Autumn seems to have arrived, damp and much cooler.
I must admit to feeling a little frazzled, it’s been a busy couple of weeks, and although I missed writing here on my usual weekly post, I’m glad I gave myself the break.
My routine has been: Wake Up>Make & Eat Breakfast>Walk Dogs>Work>Make & Eat Lunch>Walk Dogs>Work>Make & Eat Dinner>Travel To Evening Talk>Give Evening Talk>Drive Home>Sleep>Repeat as required.
This has included quite a bit of travelling for other work commitments as well as to give evening talks, and I’ve got through a fair bit of audio books and podcasts when I’ve been on a train or in the car, more on that below.
It also feels good that my days have returned to a bit more normality (at least for the time being), I have no more evening talks until the middle of November and then after that nothing until January, so I can focus on the day-job!
I’m really looking forward to the new Star Trek series, and this new trailer dropped as part of the New York Comic-Con.
And while thinking about this, the series writer is Michael Chabon, and this is an interesting discussion about some of his other works and how they have influenced the Star Trek cannon.
I’ve only had a little time for the allotment in the past couple of weeks.
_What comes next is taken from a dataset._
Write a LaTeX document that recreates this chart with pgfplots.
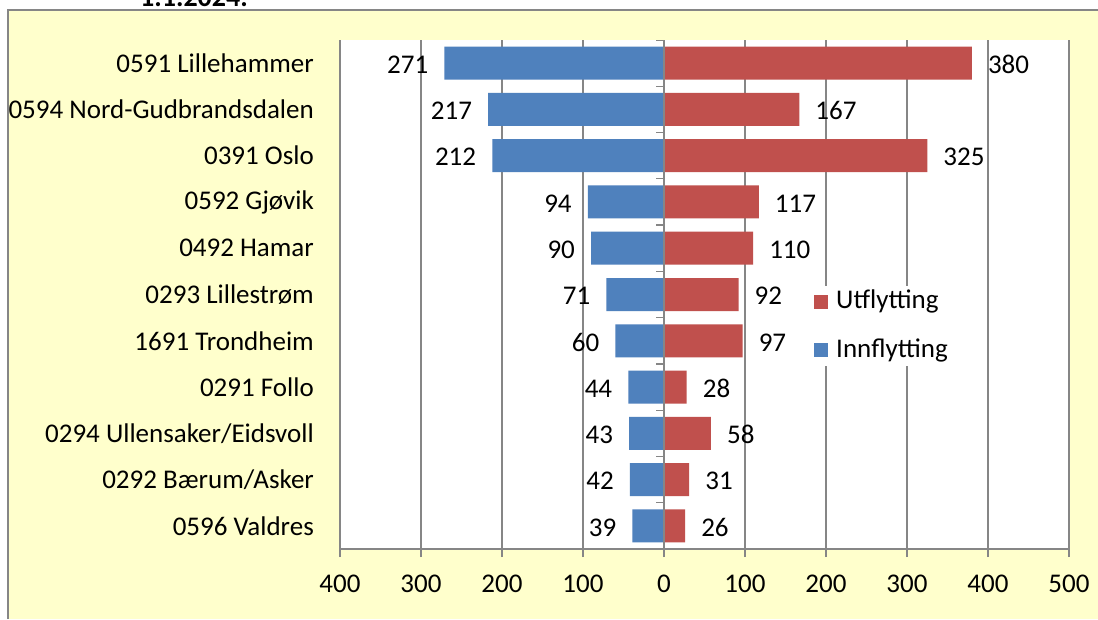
\documentclass[border=0pt]{standalone}
\usepackage{pgfplots}
\pgfplotsset{compat=1.18}
\usepackage{fontspec}
\setmainfont{Carlito}
\definecolor{cream}{RGB}{255,255,204}
\definecolor{bblue}{RGB}{79,129,189}
\definecolor{rred}{RGB}{192,80,77}
\definecolor{gridgray}{RGB}{134,134,134}
\begin{document}
\fontsize{27}{32}\selectfont
\begin{tikzpicture}[x=1pt,y=1pt]
\useasboundingbox (0,0) rectangle (1098,619);
\fill[cream] (8,0) rectangle (1098,609);
\draw[gridgray, line width=1.2pt] (8,0) -- (8,609) -- (1098,609);
\begin{scope}
\clip (0,610) rectangle (1098,619);
\node[anchor=base west, inner sep=0pt, font=\fontsize{28}{30}\selectfont\bfseries] at (140,612) {1.1.2024.};
\end{scope}
\begin{axis}[
  at={(340pt,70pt)}, anchor=south west,
  scale only axis, width=729pt, height=509pt,
  xmin=-400, xmax=500, ymin=-0.5, ymax=10.5, y dir=reverse,
  xbar, bar width=33pt, bar shift=0pt,
  xtick={-400,-300,...,500},
  xticklabel={\pgfmathparse{abs(\tick)}\pgfmathprintnumber{\pgfmathresult}},
  ytick={0,...,10},
  yticklabels={0591 Lillehammer,0594 Nord-Gudbrandsdalen,0391 Oslo,0592 Gjøvik,0492 Hamar,0293 Lillestrøm,1691 Trondheim,0291 Follo,0294 Ullensaker/Eidsvoll,0292 Bærum/Asker,0596 Valdres},
  yticklabel style={anchor=east, inner sep=0pt, xshift=-18pt},
  xticklabel style={inner sep=0pt, anchor=north, yshift=-18pt},
  xmajorgrids, major grid style={gridgray, line width=1.2pt},
  axis x line*=bottom, axis y line*=left,
  y axis line style={draw=none}, ytick style={draw=none},
  x axis line style={gridgray, line width=1.2pt, -},
  xtick style={gridgray, line width=1.2pt},
  tick align=outside, major tick length=8pt,
  axis background/.style={fill=white},
  /pgf/number format/assume math mode=true,
  point meta=explicit symbolic,
  nodes near coords={\pgfplotspointmeta},
  legend style={at={(0.6475,0.5167)}, anchor=north west, draw=none, fill=white,
    row sep=22pt, inner sep=2pt, font=\fontsize{27}{32}\selectfont,
    /tikz/every odd column/.append style={column sep=6pt}},
  legend cell align=left,
  legend image code/.code={\fill[#1, draw=none] (0pt,-7pt) rectangle (14pt,7pt);},
]
\addplot[fill=rred, draw=none, nodes near coords style={anchor=west, inner sep=0pt, xshift=16pt, yshift=-1.5pt, text=black}]
coordinates {
(380,0) [380]
(167,1) [167]
(325,2) [325]
(117,3) [117]
(110,4) [110]
(92,5) [92]
(97,6) [97]
(28,7) [28]
(58,8) [58]
(31,9) [31]
(26,10) [26]
};
\addplot[fill=bblue, draw=none, nodes near coords style={anchor=east, inner sep=0pt, xshift=-16pt, yshift=-1.5pt, text=black}]
coordinates {
(-271,0) [271]
(-217,1) [217]
(-212,2) [212]
(-94,3) [94]
(-90,4) [90]
(-71,5) [71]
(-60,6) [60]
(-44,7) [44]
(-43,8) [43]
(-42,9) [42]
(-39,10) [39]
};
\legend{Utflytting,Innflytting}
\draw[gridgray, line width=1.2pt] (axis cs:0,-0.5) -- (axis cs:0,10.5);
\pgfplotsinvokeforeach{-0.5,0.5,...,10.5}{\draw[gridgray, line width=1.2pt] (axis cs:0,#1) -- ++(-8pt,0pt);}
\end{axis}
\end{tikzpicture}
\end{document}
The weather hasn’t always been favourable, but I have managed to do some of the end of season digging and put some manure out on the plot to feed the soil for next season. With autumn arriving it’s going to be more of the same over the coming weeks.
I’ve finished a couple of audiobooks while I’ve been travelling. Darwin Comes To Town by Menno Schilthuizen and A Jaguar Ripped My Flesh by Tim Cahill.
I also finished The Robots of Dawn by Isaac Asimov.
All were great and I enjoyed them all. I’d forgotten that the Asimov was as much a crime fiction as a science fiction, and it’s made me want to track down the previous two books (The Caves of Steel & The Naked Sun) in that series because I don’t remember those either. At the moment though my to be read pile as rather large and I think I need to work on reducing it a bit before I buy more books, plus I’ve got some pre-orders arriving over the next few weeks. I will keep an eye out for them in the secondhand stores thought and if I don’t find them before I’m ready, I’ll be using the library.
In between audiobooks, I’ve also had my earbuds in listening to a lot of podcasts. I think I’ll save the list of the things I’ve been listening to for another time, as this post is probably going to be quite long as it is, but I particularly enjoyed listening to a recent edition of the Tim Ferriss podcast on one of my journeys. It features Neil deGrasse Tyson, and prompted me to track down a couple of his books.
One of those books I ordered secondhand and it came in the post on Friday – Death By Black Hole – when I opened it up there were lots of bookmarks still in the book. It had obviously been someone’s (there was a ticket stub with the person’s name and address on) airport / in-flight read at some point in 2008. This person had, in October that year flown from Luxor to Cairo and then later the same day on from Cairo to Sharm El Sheik. He’d had a pizza and a margarita on his stop over in Cairo. Three weeks later he flew from Heathrow to Denver at which time I think he must have finished the book because that is where the forensic trail runs cold.
I’ve had a couple of secondhand books like this recently that people have left “bookmarks” in and it’s always interesting to see what you can decipher from them.
The Problem With Net-Zero Emissions Targets [LINK]. I’m involved in a couple of projects looking at this at the moment, so this was an interesting read for me.
And at the other end of the spectrum, the 20 firms behind a third of global carbon emissions [LINK].
North Atlantic Right Whales Are Dying in Horrific Ways[LINK].
If you can access BBC Sounds or iPlayer – I’m not sure whether this works outside of the UK or you can use a VPN to access – then BBC 6 Music are doing a series of the favourite music of graphic content writers. They’ve already had Alan Moore, and Neil Gaiman on. Hannah Berry and Warren Ellis are up in the next couple of weeks.
Jonathan Franzen: online rage is stopping us tackling the climate crisis [LINK].
The last few years I’ve wanted to give a Hobonichi diary a go. I journal most days and I hope that this will be something a little different.
I know it’s only October but these sell pretty quickly, and in previous years I’ve left it too late to get one, so I’ve ordered early.
Bit of time before I get my hands on it properly, but I’ve already got quite a few dates for things in 2020.